Figure scripts:
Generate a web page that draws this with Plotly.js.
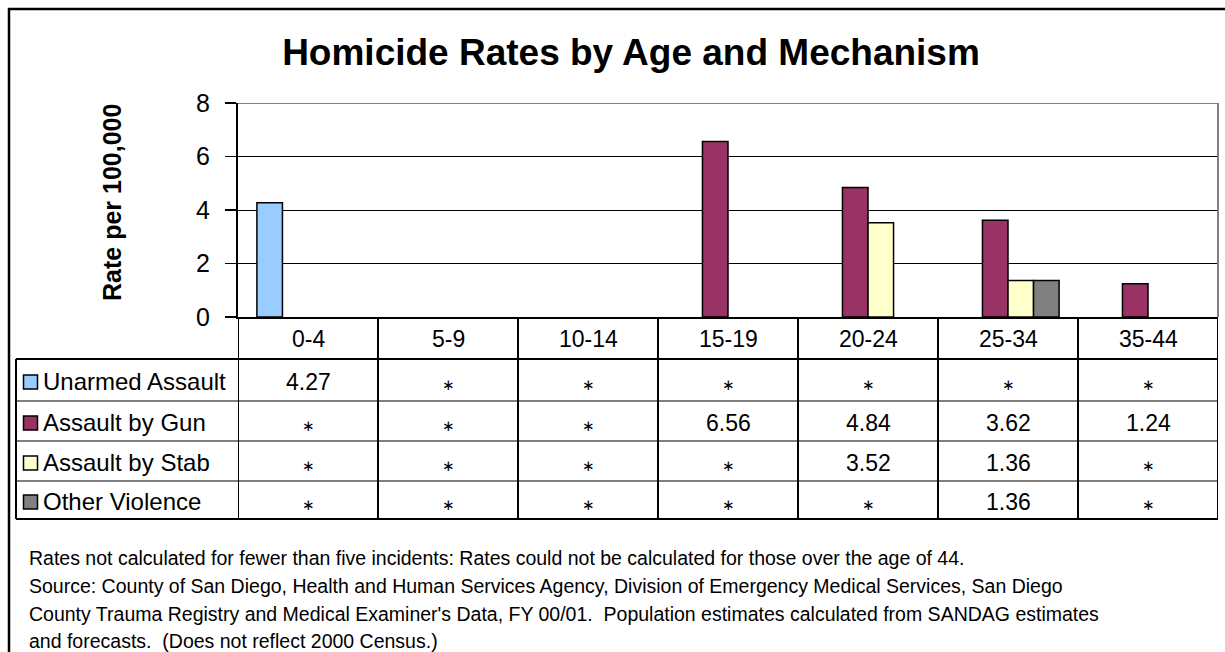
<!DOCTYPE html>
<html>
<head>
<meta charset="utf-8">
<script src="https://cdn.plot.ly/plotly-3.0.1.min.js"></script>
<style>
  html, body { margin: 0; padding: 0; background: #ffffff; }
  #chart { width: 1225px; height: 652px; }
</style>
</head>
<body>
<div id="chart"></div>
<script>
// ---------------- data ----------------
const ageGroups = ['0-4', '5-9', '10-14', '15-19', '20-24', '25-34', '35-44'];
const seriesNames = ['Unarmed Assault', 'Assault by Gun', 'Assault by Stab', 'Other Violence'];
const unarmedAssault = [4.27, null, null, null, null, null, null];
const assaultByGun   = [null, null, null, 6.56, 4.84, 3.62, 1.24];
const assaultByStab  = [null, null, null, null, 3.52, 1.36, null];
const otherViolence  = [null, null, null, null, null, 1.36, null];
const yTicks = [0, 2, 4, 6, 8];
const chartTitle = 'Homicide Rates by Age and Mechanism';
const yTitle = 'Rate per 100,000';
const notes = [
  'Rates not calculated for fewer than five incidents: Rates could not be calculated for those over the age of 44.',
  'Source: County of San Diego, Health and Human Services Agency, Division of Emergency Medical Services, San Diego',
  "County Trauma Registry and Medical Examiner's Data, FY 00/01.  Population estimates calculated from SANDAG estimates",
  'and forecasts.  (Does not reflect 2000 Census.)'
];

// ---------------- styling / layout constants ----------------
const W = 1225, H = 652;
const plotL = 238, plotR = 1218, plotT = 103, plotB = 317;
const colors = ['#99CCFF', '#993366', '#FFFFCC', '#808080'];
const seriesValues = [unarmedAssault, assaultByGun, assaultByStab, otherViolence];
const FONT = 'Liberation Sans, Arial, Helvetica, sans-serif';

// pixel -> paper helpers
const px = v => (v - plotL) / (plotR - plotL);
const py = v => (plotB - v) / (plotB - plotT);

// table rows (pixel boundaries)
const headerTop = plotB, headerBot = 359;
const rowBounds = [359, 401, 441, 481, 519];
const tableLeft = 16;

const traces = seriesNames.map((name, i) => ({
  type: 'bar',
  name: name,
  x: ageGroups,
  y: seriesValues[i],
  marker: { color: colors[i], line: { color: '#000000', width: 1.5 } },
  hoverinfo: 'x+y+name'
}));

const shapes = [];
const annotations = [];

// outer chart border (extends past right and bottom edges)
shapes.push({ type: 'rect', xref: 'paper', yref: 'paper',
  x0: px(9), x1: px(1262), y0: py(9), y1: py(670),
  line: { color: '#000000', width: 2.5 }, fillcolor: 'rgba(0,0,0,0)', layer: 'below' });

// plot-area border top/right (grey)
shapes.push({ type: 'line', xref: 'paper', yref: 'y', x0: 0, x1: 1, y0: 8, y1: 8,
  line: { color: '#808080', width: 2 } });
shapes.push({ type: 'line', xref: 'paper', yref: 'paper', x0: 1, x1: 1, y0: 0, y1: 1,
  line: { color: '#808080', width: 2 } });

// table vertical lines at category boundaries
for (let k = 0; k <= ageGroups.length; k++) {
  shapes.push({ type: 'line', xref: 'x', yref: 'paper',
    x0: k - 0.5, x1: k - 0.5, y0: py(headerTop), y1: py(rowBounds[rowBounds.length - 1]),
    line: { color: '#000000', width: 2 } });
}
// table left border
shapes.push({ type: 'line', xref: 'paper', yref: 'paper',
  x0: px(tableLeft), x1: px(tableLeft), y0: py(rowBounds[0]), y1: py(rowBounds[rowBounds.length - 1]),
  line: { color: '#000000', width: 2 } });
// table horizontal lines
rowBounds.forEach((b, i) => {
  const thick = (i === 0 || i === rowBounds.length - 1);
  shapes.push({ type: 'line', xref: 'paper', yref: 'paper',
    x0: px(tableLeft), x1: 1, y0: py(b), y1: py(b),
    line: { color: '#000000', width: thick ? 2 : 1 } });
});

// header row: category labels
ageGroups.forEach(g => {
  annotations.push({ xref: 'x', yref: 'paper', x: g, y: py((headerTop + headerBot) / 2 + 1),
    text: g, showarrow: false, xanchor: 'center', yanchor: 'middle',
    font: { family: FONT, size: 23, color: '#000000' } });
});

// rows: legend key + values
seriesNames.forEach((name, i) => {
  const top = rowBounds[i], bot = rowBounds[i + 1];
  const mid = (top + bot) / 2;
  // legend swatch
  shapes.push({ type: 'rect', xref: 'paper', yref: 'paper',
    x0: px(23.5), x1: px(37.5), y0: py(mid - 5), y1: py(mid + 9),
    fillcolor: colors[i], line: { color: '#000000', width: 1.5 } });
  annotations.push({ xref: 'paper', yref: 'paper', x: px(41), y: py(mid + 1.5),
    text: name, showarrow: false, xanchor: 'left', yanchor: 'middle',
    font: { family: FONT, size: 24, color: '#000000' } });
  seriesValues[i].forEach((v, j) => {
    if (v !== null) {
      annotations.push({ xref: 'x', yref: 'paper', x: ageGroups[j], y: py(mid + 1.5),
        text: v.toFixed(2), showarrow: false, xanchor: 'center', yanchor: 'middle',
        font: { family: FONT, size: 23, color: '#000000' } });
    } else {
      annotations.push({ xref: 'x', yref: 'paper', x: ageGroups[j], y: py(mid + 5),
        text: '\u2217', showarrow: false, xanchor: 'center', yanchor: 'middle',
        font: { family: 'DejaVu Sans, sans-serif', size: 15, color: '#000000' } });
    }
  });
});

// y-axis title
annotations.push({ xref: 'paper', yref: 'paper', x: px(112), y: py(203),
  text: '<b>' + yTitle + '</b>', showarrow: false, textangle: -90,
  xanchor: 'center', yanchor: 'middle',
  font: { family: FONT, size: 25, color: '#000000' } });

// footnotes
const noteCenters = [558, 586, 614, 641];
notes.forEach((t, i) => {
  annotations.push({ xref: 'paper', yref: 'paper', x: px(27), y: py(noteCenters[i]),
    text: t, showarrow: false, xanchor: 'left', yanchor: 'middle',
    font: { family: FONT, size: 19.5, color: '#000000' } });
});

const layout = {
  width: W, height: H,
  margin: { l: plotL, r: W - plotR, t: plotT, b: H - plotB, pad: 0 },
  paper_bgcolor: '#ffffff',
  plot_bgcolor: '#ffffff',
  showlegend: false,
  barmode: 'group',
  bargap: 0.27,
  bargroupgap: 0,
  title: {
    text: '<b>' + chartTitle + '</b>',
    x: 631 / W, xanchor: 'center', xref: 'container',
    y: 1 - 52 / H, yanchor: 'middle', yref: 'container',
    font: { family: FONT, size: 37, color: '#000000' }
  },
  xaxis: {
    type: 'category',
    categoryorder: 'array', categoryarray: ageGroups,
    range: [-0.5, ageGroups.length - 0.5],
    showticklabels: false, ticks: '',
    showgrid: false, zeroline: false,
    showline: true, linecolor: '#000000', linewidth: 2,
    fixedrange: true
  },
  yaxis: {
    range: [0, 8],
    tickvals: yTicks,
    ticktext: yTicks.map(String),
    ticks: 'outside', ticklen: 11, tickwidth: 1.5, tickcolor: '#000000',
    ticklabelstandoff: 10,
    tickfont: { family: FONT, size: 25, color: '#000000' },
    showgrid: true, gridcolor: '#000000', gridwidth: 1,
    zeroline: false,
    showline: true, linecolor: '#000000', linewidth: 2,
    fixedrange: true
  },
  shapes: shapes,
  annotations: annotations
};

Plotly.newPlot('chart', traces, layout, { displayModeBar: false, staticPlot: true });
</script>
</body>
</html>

==

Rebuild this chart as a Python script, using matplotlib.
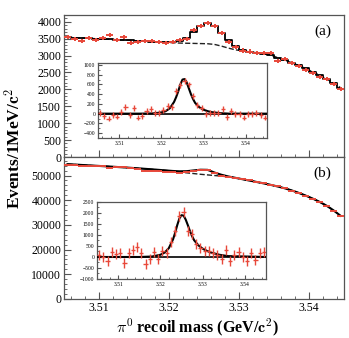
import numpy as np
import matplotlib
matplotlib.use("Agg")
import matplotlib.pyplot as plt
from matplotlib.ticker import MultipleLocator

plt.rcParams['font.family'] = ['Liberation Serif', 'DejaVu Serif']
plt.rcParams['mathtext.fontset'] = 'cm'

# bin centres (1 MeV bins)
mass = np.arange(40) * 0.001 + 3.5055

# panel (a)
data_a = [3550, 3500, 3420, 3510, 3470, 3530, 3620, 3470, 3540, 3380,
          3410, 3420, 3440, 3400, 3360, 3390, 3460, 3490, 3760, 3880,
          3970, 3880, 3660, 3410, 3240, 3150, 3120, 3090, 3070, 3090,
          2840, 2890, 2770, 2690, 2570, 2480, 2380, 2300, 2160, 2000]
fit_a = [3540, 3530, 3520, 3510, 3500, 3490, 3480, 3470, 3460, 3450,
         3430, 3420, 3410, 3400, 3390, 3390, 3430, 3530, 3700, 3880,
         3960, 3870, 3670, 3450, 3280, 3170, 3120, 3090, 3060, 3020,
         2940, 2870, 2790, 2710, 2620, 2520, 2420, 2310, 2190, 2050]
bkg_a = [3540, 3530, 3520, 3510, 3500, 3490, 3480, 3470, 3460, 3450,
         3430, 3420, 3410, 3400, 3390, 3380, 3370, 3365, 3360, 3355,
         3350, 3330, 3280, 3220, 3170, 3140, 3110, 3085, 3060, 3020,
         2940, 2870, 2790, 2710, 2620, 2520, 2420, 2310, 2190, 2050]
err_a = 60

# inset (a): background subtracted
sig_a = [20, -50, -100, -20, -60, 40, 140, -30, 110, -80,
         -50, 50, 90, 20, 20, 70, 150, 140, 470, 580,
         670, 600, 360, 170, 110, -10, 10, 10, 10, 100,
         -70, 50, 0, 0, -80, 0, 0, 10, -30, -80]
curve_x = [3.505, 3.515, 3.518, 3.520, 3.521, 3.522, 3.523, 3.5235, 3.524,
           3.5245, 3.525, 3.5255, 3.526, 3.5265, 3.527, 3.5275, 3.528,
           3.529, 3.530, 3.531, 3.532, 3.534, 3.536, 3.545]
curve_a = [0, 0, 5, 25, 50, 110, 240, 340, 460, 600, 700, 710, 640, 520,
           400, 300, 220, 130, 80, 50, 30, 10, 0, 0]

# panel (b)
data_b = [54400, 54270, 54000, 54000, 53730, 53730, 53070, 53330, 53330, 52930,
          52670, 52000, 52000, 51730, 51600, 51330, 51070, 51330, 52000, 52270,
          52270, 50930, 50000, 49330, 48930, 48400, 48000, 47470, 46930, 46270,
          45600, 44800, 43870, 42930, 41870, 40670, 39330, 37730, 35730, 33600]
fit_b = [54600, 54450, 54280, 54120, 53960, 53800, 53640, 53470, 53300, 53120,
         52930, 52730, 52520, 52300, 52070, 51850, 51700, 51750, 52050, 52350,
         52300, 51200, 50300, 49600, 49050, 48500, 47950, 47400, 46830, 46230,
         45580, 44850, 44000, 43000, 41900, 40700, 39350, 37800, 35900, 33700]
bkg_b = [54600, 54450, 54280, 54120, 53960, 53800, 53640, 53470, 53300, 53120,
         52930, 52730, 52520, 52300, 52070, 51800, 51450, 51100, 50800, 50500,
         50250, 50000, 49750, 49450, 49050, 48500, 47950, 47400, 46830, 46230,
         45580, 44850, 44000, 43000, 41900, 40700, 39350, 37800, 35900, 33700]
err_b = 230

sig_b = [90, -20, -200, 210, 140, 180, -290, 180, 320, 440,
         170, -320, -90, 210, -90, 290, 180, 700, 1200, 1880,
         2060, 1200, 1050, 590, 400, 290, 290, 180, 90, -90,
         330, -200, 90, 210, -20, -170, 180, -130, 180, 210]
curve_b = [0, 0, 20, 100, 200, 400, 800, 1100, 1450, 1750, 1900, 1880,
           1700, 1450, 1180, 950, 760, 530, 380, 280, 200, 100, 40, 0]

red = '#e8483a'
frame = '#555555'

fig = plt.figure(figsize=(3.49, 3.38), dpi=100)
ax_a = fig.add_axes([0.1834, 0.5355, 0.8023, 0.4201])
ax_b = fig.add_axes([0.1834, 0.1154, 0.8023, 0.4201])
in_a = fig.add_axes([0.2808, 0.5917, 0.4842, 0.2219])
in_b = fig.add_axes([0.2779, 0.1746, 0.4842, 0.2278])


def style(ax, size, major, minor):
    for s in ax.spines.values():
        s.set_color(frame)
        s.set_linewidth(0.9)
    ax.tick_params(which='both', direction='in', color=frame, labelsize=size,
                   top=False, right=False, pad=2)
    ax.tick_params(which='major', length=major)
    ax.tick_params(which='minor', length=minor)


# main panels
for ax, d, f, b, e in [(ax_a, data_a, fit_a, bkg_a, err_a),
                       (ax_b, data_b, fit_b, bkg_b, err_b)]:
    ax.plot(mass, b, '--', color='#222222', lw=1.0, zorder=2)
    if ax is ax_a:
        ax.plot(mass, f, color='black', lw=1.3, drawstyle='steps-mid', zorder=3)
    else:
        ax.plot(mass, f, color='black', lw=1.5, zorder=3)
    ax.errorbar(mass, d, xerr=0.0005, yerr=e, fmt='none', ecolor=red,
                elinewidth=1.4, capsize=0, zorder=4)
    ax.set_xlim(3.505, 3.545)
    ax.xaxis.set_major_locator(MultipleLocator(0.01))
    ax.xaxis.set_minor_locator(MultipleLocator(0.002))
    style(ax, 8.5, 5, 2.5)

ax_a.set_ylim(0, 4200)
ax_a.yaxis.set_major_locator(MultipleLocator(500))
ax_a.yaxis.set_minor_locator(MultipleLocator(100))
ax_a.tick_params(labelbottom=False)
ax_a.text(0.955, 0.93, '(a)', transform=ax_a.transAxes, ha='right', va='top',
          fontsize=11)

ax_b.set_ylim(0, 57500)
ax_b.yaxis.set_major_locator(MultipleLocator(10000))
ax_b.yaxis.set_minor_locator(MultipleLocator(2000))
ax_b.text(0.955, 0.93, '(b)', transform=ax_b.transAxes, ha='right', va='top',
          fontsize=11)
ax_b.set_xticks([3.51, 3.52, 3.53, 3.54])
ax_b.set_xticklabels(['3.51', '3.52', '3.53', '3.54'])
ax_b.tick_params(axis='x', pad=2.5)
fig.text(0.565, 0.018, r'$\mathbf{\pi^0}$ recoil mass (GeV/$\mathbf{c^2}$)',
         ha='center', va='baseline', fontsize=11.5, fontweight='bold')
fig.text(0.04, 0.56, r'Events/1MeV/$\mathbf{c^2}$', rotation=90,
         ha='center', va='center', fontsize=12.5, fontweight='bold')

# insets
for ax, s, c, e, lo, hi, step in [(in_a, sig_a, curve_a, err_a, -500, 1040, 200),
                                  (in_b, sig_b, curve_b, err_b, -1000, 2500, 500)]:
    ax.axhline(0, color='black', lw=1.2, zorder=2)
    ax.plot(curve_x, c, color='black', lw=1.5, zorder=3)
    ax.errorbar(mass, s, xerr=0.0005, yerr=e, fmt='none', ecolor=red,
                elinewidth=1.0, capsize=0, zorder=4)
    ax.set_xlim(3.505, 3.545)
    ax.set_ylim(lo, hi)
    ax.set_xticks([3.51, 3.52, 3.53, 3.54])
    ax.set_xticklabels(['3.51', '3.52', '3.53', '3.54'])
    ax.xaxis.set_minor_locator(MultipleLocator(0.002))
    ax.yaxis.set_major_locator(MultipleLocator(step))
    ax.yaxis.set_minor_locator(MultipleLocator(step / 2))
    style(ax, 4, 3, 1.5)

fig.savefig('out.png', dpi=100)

Work to be completed: Only the lines from the one containing "Rebuild this chart" down to the one containing "mass = np.arange(40) * 0.001 + 3.5055" should be copied, exactly and with both ends kept. Drop the pictures.

The answer:
Rebuild this chart as a Python script, using matplotlib.
import numpy as np
import matplotlib
matplotlib.use("Agg")
import matplotlib.pyplot as plt
from matplotlib.ticker import MultipleLocator

plt.rcParams['font.family'] = ['Liberation Serif', 'DejaVu Serif']
plt.rcParams['mathtext.fontset'] = 'cm'

# bin centres (1 MeV bins)
mass = np.arange(40) * 0.001 + 3.5055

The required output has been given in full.